Obama Capitulation Complete: GE CEO Replaces Volcker

Remember way back in December of 2009, when President Obama waged war with the business community? That was when he coined the term "Fat Cat Bankers" on 60 Minutes. The appearance was followed by lots of articles detailing the break up of the Obama-Wall Street love-fest.

I never bought the President's anti-business schtick. I mean you don't exactly mistrust corporate America when you count Larry Summers and Tim Geithner as your top financial gurus. These guys have been always been friends of industry and more specifically, Wall Street's lap dogs, but I digress.

Let's count the ways that Obama has actually snuggled up to those Fat Cats he so detested just over a year ago:

  1. TARP: Although I still believe that TARP was necessary, the idea that the money flowed with very few strings attached was appalling.
  2. Regulatory Reform: We got lots of stuff we didn't need and not enough of what could have transformed the financial services sector, like a way to address the size and interconnectedness of our financial institutions. Oh, and still no word from the SEC about the F-Word (aka the fiduciary standard).
  3. Fannie, Freddie and AIG: Not really sure how much money we have sunk into this trio of toxic entities? Don't worry--the government is happy to keep it that way by obfuscating at every possible turn.
  4. Mortgage Modification: HAMP has been a bureaucratic embarrassment that the Obama Administration has simply ignored. Suspicious types (who, moi?) might think it has something to do with the fact that the nation's largest financial institutions would have to eat some serious losses if a useful and productive modification plan were in place.
  5. Foreclosuregate: One of the most egregious displays of the Obama administration's cuddling up to industry can be seen in the foreclosure fiasco that erupted last fall. The White House has punted on foreclosures, causing needless suffering to homeowners and prolonging the housing recession.
And for the sixth example that President Obama has in his heart of hearts embraced the business community, we have the news of the day: Obama tapped GE CEO Jeffrey Immelt to lead his newly renamed President's Council on Jobs and Competitiveness (aka the former President's Economic Recovery Advisory Board ). Immelt replaces former Fed Chairman and reform-minded Paul Volcker.

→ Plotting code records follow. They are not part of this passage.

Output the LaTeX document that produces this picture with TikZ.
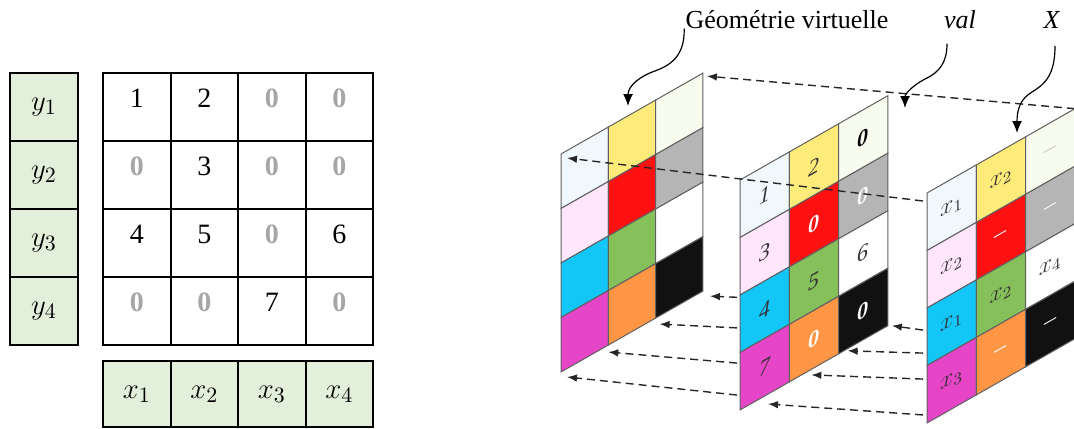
\documentclass[tikz,border=0pt]{standalone}
\usepackage{fontspec}
\setmainfont{Liberation Serif}
\usetikzlibrary{calc,arrows.meta}

\definecolor{vecgreen}{HTML}{E2EFDA}
\definecolor{zerogray}{HTML}{A6A6A6}
\definecolor{cblue}{HTML}{F0F8FE}
\definecolor{cpink}{HTML}{FFE6FC}
\definecolor{ccyan}{HTML}{12C6F8}
\definecolor{cmagenta}{HTML}{E645C8}
\definecolor{cyellow}{HTML}{FFEB7A}
\definecolor{cred}{HTML}{FF1111}
\definecolor{cgreen}{HTML}{86C05B}
\definecolor{corange}{HTML}{FF9646}
\definecolor{ccream}{HTML}{F8FCEE}
\definecolor{cgray}{HTML}{B5B5B5}
\definecolor{cblack}{HTML}{111111}
\definecolor{dashgray}{HTML}{C8C8C8}

\tikzset{
  veccell/.style={draw, line width=1pt, fill=vecgreen, minimum width=34pt, minimum height=34pt, inner sep=0pt, font=\fontsize{15}{17}\selectfont},
  matcell/.style={draw, line width=1pt, minimum width=33.75pt, minimum height=34pt, inner sep=0pt, text height=6pt, text depth=6pt, font=\fontsize{14}{16}\selectfont},
  gridline/.style={draw=gray!75!black, line width=0.5pt},
  celltext/.style={transform shape, inner sep=0pt},
  proj/.style={->, dash pattern=on 4pt off 2.5pt, line width=0.7pt, black!85},
  curl/.style={->, line width=0.6pt, >={Latex[length=6pt, width=5pt]}},
  toplabel/.style={inner sep=0pt, font=\fontsize{13}{15}\selectfont},
  >={Latex[length=5pt, width=3.8pt]},
}

% coloured 3x4 grid of one panel: #1 prefix, #2 cell width, #3 row height
\newcommand{\colourgrid}[3]{%
  \foreach \c/\r/\cl in {0/0/cblue, 1/0/cyellow, 2/0/ccream, 0/1/cpink, 1/1/cred, 2/1/cgray,
                         0/2/ccyan, 1/2/cgreen, 2/2/white, 0/3/cmagenta, 1/3/corange, 2/3/cblack}
    \draw[gridline, fill=\cl] ({\c*#2},{\r*#3}) rectangle ++(#2,#3);
  \coordinate (#1-tl) at (0,0);
  \coordinate (#1-tr) at ({3*#2},0);
  \coordinate (#1-bl) at (0,{4*#3});
  \foreach \i in {0,...,3}
    \coordinate (#1-b\i) at ({\i*#2},{4*#3});
}

\begin{document}
\begin{tikzpicture}[x=0.5pt, y=-0.5pt]
\useasboundingbox (0,0) rectangle (1074,428);

% y vector
\foreach \r in {1,...,4}
  \node[veccell] (y-\r) at (44, {73+68*(\r-0.5)}) {$y_{\r}$};

% sparse matrix
\foreach \r/\vals in {1/{1,2,0,0}, 2/{0,3,0,0}, 3/{4,5,0,6}, 4/{0,0,7,0}}
  \foreach \v [count=\c] in \vals
    \node[matcell] (m-\r-\c) at ({103+67.5*(\c-0.5)}, {73+68*(\r-0.5)})
      {\ifnum\v=0 \textcolor{zerogray}{\bfseries 0}\else\v\fi};

% x vector
\foreach \c in {1,...,4}
  \node[veccell, minimum width=33.75pt, minimum height=33pt] (x-\c) at ({103+67.5*(\c-0.5)}, 394) {$x_{\c}$};

% virtual geometry
\begin{scope}[shift={(561,154)}, yslant=0.57]
  \colourgrid{g}{47.3}{54.5}
\end{scope}

% val
\begin{scope}[shift={(740,180)}, yslant=0.57]
  \colourgrid{v}{49.3}{57.5}
  \foreach \c/\r/\tc/\t in {0/0/black!80/1, 1/0/black!80/2, 2/0/black/\textbf{0},
                            0/1/black!80/3, 1/1/white/\textbf{0}, 2/1/white/\textbf{0},
                            0/2/black!80/4, 1/2/black!80/5, 2/2/black!80/6,
                            0/3/black!80/7, 1/3/white/\textbf{0}, 2/3/white/\textbf{0}}
    \node[celltext, text=\tc, font=\fontsize{11}{13}\selectfont\itshape] (v-\r-\c)
      at ({49.3*(\c+0.5)},{57.5*(\r+0.5)}) {\t};
\end{scope}

% X
\begin{scope}[shift={(927,193)}, yslant=0.57]
  \colourgrid{p}{49.3}{57.5}
  \foreach \c/\r/\tc/\t in {0/0/black!80/$x_1$, 1/0/black!80/$x_2$, 2/0/dashgray/\textendash,
                            0/1/black!80/$x_2$, 1/1/white/\textendash, 2/1/white/\textendash,
                            0/2/black!80/$x_1$, 1/2/black!80/$x_2$, 2/2/black!80/$x_4$,
                            0/3/black!80/$x_3$, 1/3/white/\textendash, 2/3/white/\textendash}
    \node[celltext, text=\tc, font=\fontsize{12}{14}\selectfont] (p-\r-\c)
      at ({49.3*(\c+0.5)},{57.5*(\r+0.5)}) {\t};
\end{scope}

% projection arrows
\draw[proj] (p-tr) -- ($(g-tr)+(4,3)$);
\draw[proj] ($(p-tl)+(-4,8)$) -- ($(g-tl)+(6,4)$);
\foreach \f/\b/\dx/\dy in {0.49/3/7/5, 0.357/2/4/6, 0.204/1/0/7, 0.065/0/6/5}
  \draw[proj] ($(v-bl)!\f!(v-tl)+(-3,0)$) -- ($(g-b\b)+(\dx,\dy)$);
\foreach \f/\b/\dx/\dy in {0.404/3/4/0, 0.304/2/9/-3, 0.191/1/22/-7, 0.035/0/28/-6}
  \draw[proj] ($(p-bl)!\f!(p-tl)+(-4,0)$) -- ($(v-b\b)+(\dx,\dy)$);

% labels
\node[toplabel] (geo) at (787,20) {Géométrie virtuelle};
\node[toplabel] (val) at (960,20) {\textit{val}};
\node[toplabel] (xlab) at (1052,20) {\textit{X}};
\coordinate (geo-tip) at (628,106);
\coordinate (val-tip) at (905,108);
\coordinate (x-tip) at (1017,133);
\draw[curl] ([shift={(-1,-1)}]geo.south west) .. controls (685,58) and (668,66) .. (655,71)
  .. controls (640,76) and (628,86) .. (geo-tip);
\draw[curl] ([shift={(-13,14)}]val.south) .. controls (947,62) and (940,72) .. (925,79)
  .. controls (912,86) and (905,94) .. (val-tip);
\draw[curl] ([shift={(3,17)}]xlab.south) .. controls (1055,75) and (1045,84) .. (1032,92)
  .. controls (1020,99) and (1017,110) .. (x-tip);
\end{tikzpicture}
\end{document}
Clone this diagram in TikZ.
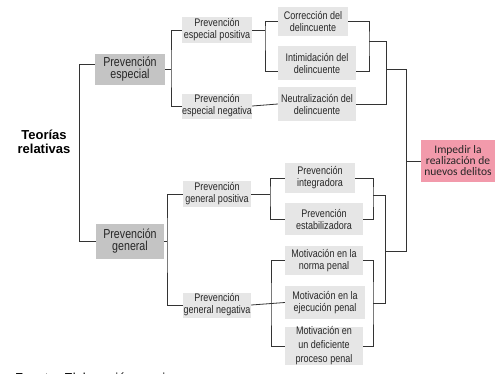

Remember that GE accessed billions from the government during the financial crisis. Then last summer, Immelt complained about President Obama. Talk about ungrateful!

Obama might have patched up some quarrels with the business community, but his choice of Immelt does little to advance the needs of Main Street. Beefing up exports for companies like GE is not likely to lead to broad-based job creation in the US, nor will it address the housing fiasco. With Immelt's ascent into the Obama inner circle, the capitulation is complete.